The Pogues’ Shane MacGowan Is Dead at 65

The Pogues’ Shane MacGowan Is Dead at 65

Shane MacGowan, the legendary singer/songwriter best known for his time fronting the Pogues, died this morning at home after a long bout with an infection that first hospitalized him in July.

A statement on behalf of his wife Victoria Mary Clarke, his sister Siobhan and father Maurice read: “It is with the deepest sorrow and heaviest of hearts that we announce the passing of our most beautiful, darling and dearly beloved SHANE MACGOWAN. Shane died peacefully at 3:30am this morning (30 November, 2023) with his wife and sister by his side. Prayers and last rites were read during his passing.”

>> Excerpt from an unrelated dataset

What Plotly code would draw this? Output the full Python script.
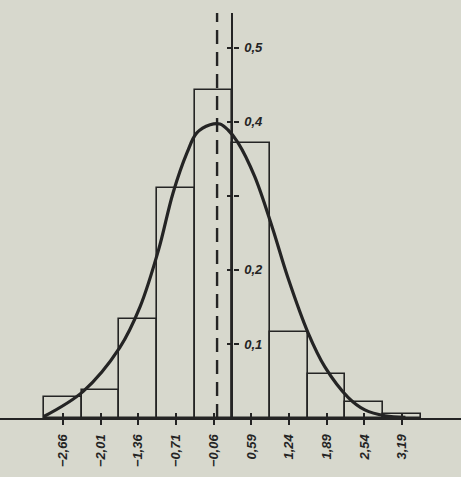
import plotly.graph_objects as go

# Histogram (bin centres and relative frequencies)
bin_centers = [-2.66, -2.01, -1.36, -0.71, -0.06, 0.59, 1.24, 1.89, 2.54, 3.19]
bin_heights = [0.029, 0.038, 0.134, 0.310, 0.443, 0.371, 0.116, 0.060, 0.021, 0.006]
bin_width = 0.65
tick_labels = ["−2,66", "−2,01", "−1,36", "−0,71", "−0,06", "0,59", "1,24", "1,89", "2,54", "3,19"]

# Smooth density curve
curve_x = [-2.99, -2.31, -1.68, -1.33, -1.01, -0.76, -0.52, -0.35, -0.12, 0.05,
           0.19, 0.36, 0.65, 0.95, 1.22, 1.57, 1.86, 2.26, 2.55, 2.90, 3.25]
curve_y = [0.002, 0.036, 0.095, 0.150, 0.227, 0.304, 0.358, 0.385, 0.396, 0.397,
           0.389, 0.372, 0.326, 0.258, 0.190, 0.115, 0.069, 0.028, 0.011, 0.003, 0.001]

y_ticks = [0.1, 0.2, 0.3, 0.4, 0.5]
y_tick_labels = ["0,1", "0,2", "", "0,4", "0,5"]

mean_x = 0.0
y_axis_x = 0.265

INK = "#242424"
BG = "#d7d8cd"

X_RANGE = [-3.746, 4.209]
Y_RANGE = [0, 0.547]

fig = go.Figure()
fig.add_trace(go.Bar(
    x=bin_centers, y=bin_heights, width=bin_width,
    marker=dict(color="rgba(0,0,0,0)", line=dict(color=INK, width=1.6)),
    showlegend=False, hoverinfo="skip",
))
fig.add_trace(go.Scatter(
    x=curve_x, y=curve_y, mode="lines", line=dict(color=INK, width=3.2, shape="spline", smoothing=1.0),
    showlegend=False, hoverinfo="skip",
))
# mean dashed line
fig.add_trace(go.Scatter(
    x=[mean_x, mean_x], y=[0, Y_RANGE[1]], mode="lines",
    line=dict(color=INK, width=2.4, dash="14px,8px"),
    showlegend=False, hoverinfo="skip",
))

W, H = 461, 477
ml, mr, mt, mb = 0, 0, 13, 59
pos = (y_axis_x - X_RANGE[0]) / (X_RANGE[1] - X_RANGE[0])

FONT = "Liberation Sans Narrow, Liberation Sans, Arial"

fig.update_layout(
    width=W, height=H,
    margin=dict(l=ml, r=mr, t=mt, b=mb),
    paper_bgcolor=BG, plot_bgcolor=BG,
    bargap=0,
    xaxis=dict(range=X_RANGE, showgrid=False, zeroline=False, showline=True,
               linecolor=INK, linewidth=2.2, ticks="outside", ticklen=5, tickwidth=1.6,
               tickcolor=INK, tickvals=bin_centers, ticktext=tick_labels,
               tickangle=-90, tickfont=dict(family=FONT, size=13, color=INK, style="italic", weight=600),
               ticklabelstandoff=4),
    xaxis2=dict(range=X_RANGE, overlaying="x", anchor="y", side="bottom",
                showgrid=False, zeroline=False, showline=False,
                ticks="inside", ticklen=5, tickwidth=1.6, tickcolor=INK,
                tickvals=bin_centers, showticklabels=False),
    yaxis=dict(range=Y_RANGE, anchor="free", position=pos, side="right",
               showgrid=False, zeroline=False, showline=True, linecolor=INK, linewidth=2.4,
               ticks="outside", ticklen=5, tickwidth=1.6, tickcolor=INK,
               tickvals=y_ticks, ticktext=y_tick_labels,
               tickfont=dict(family=FONT, size=13, color=INK, style="italic", weight=600),
               ticklabelstandoff=3),
    yaxis2=dict(range=Y_RANGE, overlaying="y", anchor="free", position=pos, side="left",
                showgrid=False, zeroline=False, showline=False,
                ticks="outside", ticklen=5, tickwidth=1.6, tickcolor=INK,
                tickvals=y_ticks, showticklabels=False),
)
# dummy trace to activate overlay axes
fig.add_trace(go.Scatter(x=[None], y=[None], xaxis="x2", yaxis="y2", showlegend=False, hoverinfo="skip"))

fig.write_html("out.html", config={"displayModeBar": False},
               post_script="document.body.style.margin='0';document.body.style.background='" + BG + "';")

The son of Irish immigrants, Shane MacGowan grew up in southeast England, but his Irish heritage would shape his musical career, particularly after he left punk band the Nipple Erectors and founded the Pogues alongside Peter “Spider” Stacy, Jem Finer and James Fearnley, with Cait O’Riordan and Andrew Ranken joining soon after. The songs he wrote for the band, which blended MacGowan’s punk roots with traditional Irish folk, were full of distinctly Irish stories, often focused on Irish nationalism and the experiences of Irish immigrants around the world.

The band was initially known for their rousing live performances, something that remained a constant throughout the years, but found bigger success with their sophomore album, Rum Sodomy & the Lash, produced by Elvis Costello. One of the band’s biggest hits, co-written by MacGowen and released on their 1988 album If I Should Fall from Grace with God, was their now-classic Chirstmas song, “Fairytale of New York,” a duet with singer/songwriter Kirsty MacColl.

MacGowen’s alcohol and drug problems contributed to his ouster from the Pogues in 1991 mid-tour and led to Sinead O’Connor reporting him to the police to try and help him stop his heroin use. MacGowen would form a new band, Shane MacGowan and the Popes and, in 2001, the Pogues reformed with him and continued to play live shows off and on through 2015.

MacGowan married his longtime partner Clarke, an Irish journalist, in 2018, and she was home with him when he died.

One of his final public posts was a tweet responding to Travis Kelce’s cover of “Fairytale of New York” with a Philadelphia spin for the Eagles.

The tributes to the iconic musician have been myriad today, with Ireland’s president Michael D. Higgins saying, “”Shane will be remembered as one of music’s greatest lyricists. So many of his songs would be perfectly crafted poems, if that would not have deprived us of the opportunity to hear him sing them. The genius of Shane’s contribution includes the fact that his songs capture within them, as Shane would put it, the measure of our dreams—of so many worlds, and particularly those of love, of the emigrant experience and of facing the challenges of that experience with authenticity and courage, and of living and seeing the sides of life that so many turn away from.”